3. Phonetic hashing using NYSIIS and Double Metaphone, which generate a two-pair hash for each string.
4. Auxiliary matching for products and services, combining NERC and Word embedding to create hashes for fields with product/service descriptions.
The second stage processor combines the output matrices from the first stage to generate the final hash for stage 2, through a rule management engine that tests for pairwise occurrences across different approaches.

The high-precision pipeline is comprised of two ensembles:
1. Ensemble 1 applies four edit methods (Jaro-Winkler, Hamming, Damerau-Levenshtein, and Levenshtein) and computes a net score.
2. Ensemble 2 uses machine learning to eliminate false matches using a combination of Support Vector Machines and Logistic Regression.
A post-processor is used to apply a dynamic threshold for each pair, assigning a strict, approximate, or failed tag.
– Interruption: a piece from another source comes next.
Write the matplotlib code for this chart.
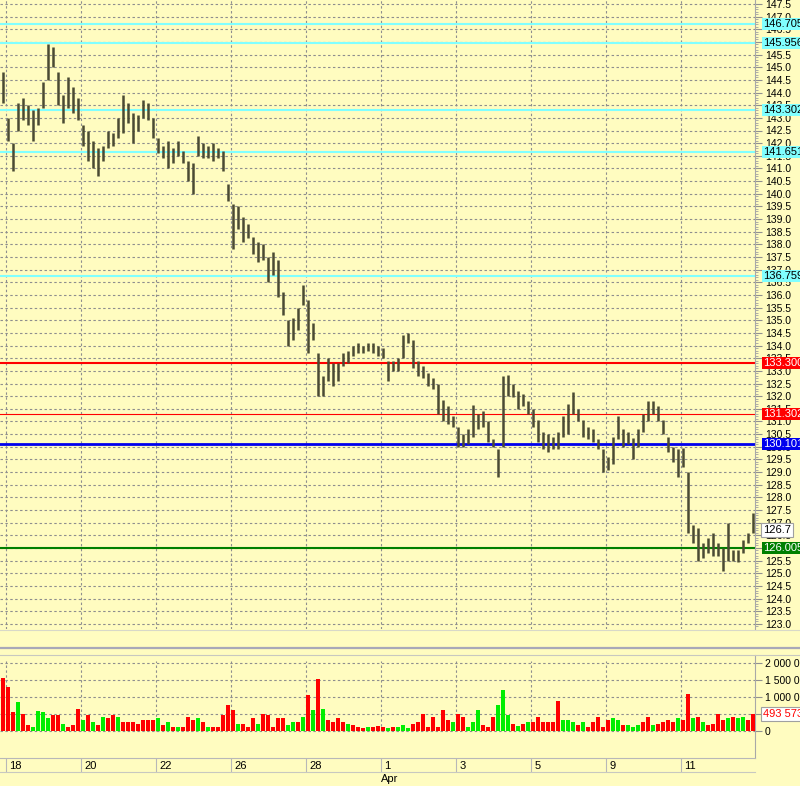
import matplotlib
matplotlib.use("Agg")
import matplotlib.pyplot as plt
import numpy as np

# price bars (high / low), one per ~5 px slot
highs = [
    144.8, 143.0, 142.0, 143.6, 143.8, 143.5, 143.3, 143.4, 144.4, 145.9,
    145.8, 144.8, 143.9, 144.6, 144.2, 143.8, 142.7, 142.5, 142.1, 141.8,
    141.9, 142.5, 142.4, 143.0, 143.9, 143.6, 143.2, 143.1, 143.7, 143.6,
    143.0, 142.2, 141.9, 142.1, 141.8, 142.1, 141.7, 141.3, 141.2, 142.3,
    142.0, 141.9, 142.0, 141.8, 141.7, 140.4, 139.6, 139.5, 139.1, 138.8,
    138.3, 138.1, 138.0, 137.5, 137.7, 137.4, 136.1, 135.0, 135.1, 135.5,
    136.4, 135.8, 134.9, 133.7, 132.8, 133.5, 133.3, 133.3, 133.7, 133.8,
    134.0, 134.1, 134.0, 134.1, 134.1, 134.0, 133.9, 133.4, 133.4, 133.5,
    134.4, 134.5, 134.2, 133.4, 133.2, 132.9, 132.7, 132.5, 131.85, 131.6,
    131.2, 130.8, 130.5, 130.7, 131.65, 131.3, 131.4, 131.0, 130.3, 129.9,
    132.8, 132.85, 132.5, 132.2, 132.1, 131.8, 131.5, 131.05, 130.6, 130.5,
    130.4, 130.6, 131.2, 131.7, 132.15, 131.5, 131.05, 130.8, 130.7, 130.3,
    129.9, 129.6, 130.4, 131.2, 130.7, 130.6, 130.35, 130.7, 131.3, 131.8,
    131.8, 131.6, 131.05, 130.4, 130.0, 129.9, 129.95, 129.0, 126.9, 126.8,
    126.2, 126.4, 126.6, 126.2, 126.0, 127.0, 125.9, 125.9, 126.3, 126.6,
    127.4,
]
lows = [
    143.6, 142.1, 140.9, 142.5, 142.9, 142.7, 142.1, 142.7, 143.4, 144.5,
    145.0, 143.5, 142.8, 143.4, 143.2, 142.9, 141.9, 141.3, 141.0, 140.7,
    141.3, 141.8, 141.9, 142.2, 142.4, 142.8, 142.0, 142.5, 143.0, 142.9,
    142.2, 141.6, 141.4, 141.0, 141.2, 141.5, 141.2, 140.5, 140.0, 141.5,
    141.4, 141.4, 141.3, 141.4, 140.9, 139.7, 137.8, 138.6, 138.1, 138.25,
    137.6, 137.3, 137.4, 136.5, 136.8, 135.9, 135.2, 134.0, 134.2, 134.6,
    135.6, 133.7, 134.2, 132.0, 132.0, 132.6, 132.4, 132.6, 133.2, 133.3,
    133.6, 133.7, 133.7, 133.8, 133.7, 133.6, 133.5, 132.6, 133.0, 133.0,
    133.5, 134.1, 133.1, 132.8, 132.7, 132.4, 132.3, 131.3, 131.0, 130.9,
    130.8, 130.0, 130.0, 130.1, 130.4, 130.7, 130.8, 130.2, 130.0, 128.8,
    130.0, 132.0, 131.95, 131.5, 131.6, 131.3, 130.8, 130.2, 129.9, 129.8,
    129.9, 129.9, 130.4, 130.5, 131.3, 131.0, 130.4, 130.3, 130.2, 129.9,
    129.0, 129.1, 129.3, 130.3, 130.0, 130.1, 129.5, 130.0, 130.6, 131.0,
    131.3, 131.0, 130.5, 129.8, 129.4, 128.8, 129.2, 126.6, 126.2, 125.5,
    125.6, 125.8, 125.7, 125.7, 125.1, 125.5, 125.5, 125.45, 125.8, 126.2,
    126.6,
]
volumes = [
    1550, 1300, 550, 850, 500, 180, 130, 600, 560, 370,
    470, 470, 220, 130, 180, 660, 320, 470, 270, 180,
    420, 370, 470, 420, 270, 270, 270, 220, 320, 320,
    320, 370, 180, 270, 130, 130, 130, 420, 320, 370,
    270, 130, 130, 130, 470, 770, 620, 220, 220, 130,
    370, 220, 500, 470, 130, 370, 370, 180, 270, 270,
    420, 1060, 620, 1530, 640, 320, 270, 370, 270, 220,
    180, 130, 80, 130, 110, 150, 110, 80, 130, 110,
    180, 80, 220, 270, 500, 130, 420, 130, 620, 320,
    270, 500, 420, 130, 270, 620, 180, 130, 420, 770,
    1210, 470, 220, 150, 220, 270, 270, 420, 270, 270,
    270, 870, 320, 320, 270, 180, 270, 130, 270, 420,
    130, 320, 370, 320, 180, 180, 130, 180, 270, 420,
    180, 220, 270, 320, 270, 370, 320, 1090, 370, 420,
    270, 180, 220, 500, 320, 370, 420, 370, 420, 320,
    494,
]
# r = down bar (red volume), g = up bar (green volume)
vol_dir = (
    "rrrgrrgggg" "rrgrrrgrgr" "grrgrrrrrr"
    "rgrgrgrrrg" "rgrrrrrgrr" "rgrrrrrggr"
    "grgrgrrrrg" "rrrgrrrgrg" "ggrrrrrrrr"
    "grrgggrrrg" "ggrgrgrrrr" "rrgggrgrrr"
    "rrggrgggrr" "grrrrgrrgr" "grrrrgrggr"
    "r"
)

day_start = [1, 16, 31, 46, 61, 76, 91, 106, 121, 136]
day_labels = ["18", "20", "22", "26", "28", "1", "3", "5", "9", "11"]
month_labels = {"1": "Apr"}

levels = [146.7057, 145.9562, 143.3029, 141.6516, 136.7598, 133.3001, 131.3028, 130.1012, 126.0055]
level_colors = ["#80FFFF", "#80FFFF", "#80FFFF", "#80FFFF", "#80FFFF", "#FF0000", "#FF0000", "#0000EE", "#008000"]
level_text = ["black", "black", "black", "black", "black", "white", "white", "white", "white"]
level_widths = [1.5, 1.5, 1.5, 1.5, 1.5, 1.5, 0.8, 2.0, 1.5]
last_price = 126.7
last_volume = 493573

BG = "#FFFCC0"
GRID = "#8E8E8E"
DASH = (0, (2.2, 2.2))
FONT = "Liberation Sans"
FS = 7.5

plt.rcParams["font.family"] = [FONT, "DejaVu Sans"]

W, H = 800, 786
fig = plt.figure(figsize=(W / 100, H / 100), dpi=100, facecolor=BG)
plot_w = 755 / W
ax = fig.add_axes([0, 1 - 629 / H, plot_w, 629 / H], facecolor=BG)
axv = fig.add_axes([0, 1 - 758 / H, plot_w, (758 - 655) / H], facecolor=BG)

x = np.arange(len(highs))
grid_x = [d - 0.4 for d in day_start]

# ---- price panel
ax.vlines(x, lows, highs, color="#4A4A33", linewidth=1.8, zorder=3)
ax.set_xlim(-0.5, len(highs) - 0.5)
ax.set_ylim(147.5 - 625 / 25.3, 147.5 + 4 / 25.3)
ax.set_yticks(np.arange(123.0, 147.51, 0.5))
ax.set_yticks(np.arange(122.9, 147.6, 0.1), minor=True)
ax.set_yticklabels([f"{v:.1f}" for v in np.arange(123.0, 147.51, 0.5)], fontsize=FS)
ax.set_xticks(grid_x)
ax.set_xticklabels([])
ax.yaxis.tick_right()
ax.tick_params(axis="y", which="major", length=5, color="#909090", pad=2)
ax.tick_params(axis="y", which="minor", length=2.5, color="#A0A0A0")
ax.tick_params(axis="x", length=0)
ax.grid(True, which="major", linestyle=DASH, color=GRID, linewidth=0.8, zorder=1)
for s in ["left", "top", "bottom"]:
    ax.spines[s].set_visible(False)
ax.spines["right"].set_color("#A8A8A8")

for lvl, c, tc, lw in zip(levels, level_colors, level_text, level_widths):
    ax.axhline(lvl, color=c, linewidth=lw, zorder=2)
    ax.annotate(f"{lvl:.4f}", xy=(1, lvl), xycoords=("axes fraction", "data"),
                xytext=(8, 0), textcoords="offset pixels", va="center", ha="left",
                fontsize=FS + 0.5, color=tc, annotation_clip=False, zorder=6,
                bbox=dict(boxstyle="square,pad=0.08", fc=c, ec="none"))

ax.annotate(f"{last_price:.1f}", xy=(1, last_price), xycoords=("axes fraction", "data"),
            xytext=(8, 0), textcoords="offset pixels", va="center", ha="left",
            fontsize=FS + 0.5, color="black", annotation_clip=False, zorder=6,
            bbox=dict(boxstyle="square,pad=0.2", fc="white", ec="#A0A0A0", lw=0.8))

# ---- volume panel
vol = np.array(volumes) * 1000
vcol = ["#FF0000" if d == "r" else "#00EE00" for d in vol_dir]
axv.bar(x, vol, width=0.8, color=vcol, zorder=3)
axv.set_xlim(-0.5, len(highs) - 0.5)
axv.set_ylim(-27 / 34 * 1e6, 76 / 34 * 1e6)
vt = [0, 500000, 1000000, 1500000, 2000000]
axv.set_yticks(vt)
axv.set_yticklabels([f"{v:,}".replace(",", " ") for v in vt], fontsize=FS)
axv.yaxis.tick_right()
axv.tick_params(axis="y", length=5, color="#909090", pad=2)
axv.set_xticks(grid_x)
axv.set_xticklabels([])
axv.tick_params(axis="x", direction="out", length=10, color="#B8B8B8")
axv.grid(True, axis="y", linestyle=DASH, color=GRID, linewidth=0.8, zorder=1)
for gx in grid_x:
    axv.plot([gx, gx], [0, 2.05e6], linestyle=DASH, color=GRID, linewidth=0.8, zorder=1)
for s in ["left", "top"]:
    axv.spines[s].set_visible(False)
axv.spines["right"].set_color("#A8A8A8")
axv.spines["bottom"].set_color("#B8B8B8")

axv.annotate(f"{last_volume:,}".replace(",", " "), xy=(1, last_volume),
             xycoords=("axes fraction", "data"), xytext=(8, 0), textcoords="offset pixels",
             va="center", ha="left", fontsize=FS + 0.5, color="#FF0000",
             annotation_clip=False, zorder=6,
             bbox=dict(boxstyle="square,pad=0.2", fc="white", ec="#A0A0A0", lw=0.8))

xt = axv.get_xaxis_transform()
for gx, lab in zip(grid_x, day_labels):
    axv.annotate(lab, xy=(gx, 0), xycoords=xt, xytext=(4, -8), textcoords="offset pixels",
                 ha="left", va="center", fontsize=FS + 0.5, annotation_clip=False)
    if lab in month_labels:
        axv.annotate(month_labels[lab], xy=(gx, 0), xycoords=xt, xytext=(0, -21),
                     textcoords="offset pixels", ha="left", va="center",
                     fontsize=FS + 0.5, annotation_clip=False)

# panel separators
fig.add_artist(plt.Line2D([0, 1], [1 - 648 / H, 1 - 648 / H], color="#A8A8B8", linewidth=1.6))
fig.add_artist(plt.Line2D([0, 1], [1 - 655 / H, 1 - 655 / H], color="#C8C8C0", linewidth=0.8))
fig.add_artist(plt.Line2D([0, 1], [1 - 630 / H, 1 - 630 / H], color="#D8D8C8", linewidth=0.8))
fig.add_artist(plt.Line2D([0, plot_w], [1 - 772 / H, 1 - 772 / H], color="#C8C8C0", linewidth=0.8))

fig.savefig("out.png", dpi=100, facecolor=BG)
Pairs in the "approximate" bucket are passed to Ensemble 2.
The feedback layer: Advises the team on potential modifications and sends alerts in case of severe imbalance. It generates reports on named entity recognition, clustering parameters, and thresholds for approximate and definite matches.

The entire process is automated using Luigi and Python's core logging module, with the performance reports generated automatically. Flask is used to create a high-performance serving layer that can handle thousands of requests per second.

The process dramatically increased sales leads by a factor of 500, achieving a precision of 0.99 on the same-language test set and 0.96 on cross-lingual test set. In daily operations, the engine performs matching for more than 5 million strings in less than two hours.

The authors learned from this project that no single name-matching method can handle all data nuances, that the road to such designs is challenging, and that it's crucial to invest effort in designing good test/validation data sets, managing small blocks such as stop words, and setting up automated tests at the start. Chinese strings were a particular challenge in this project.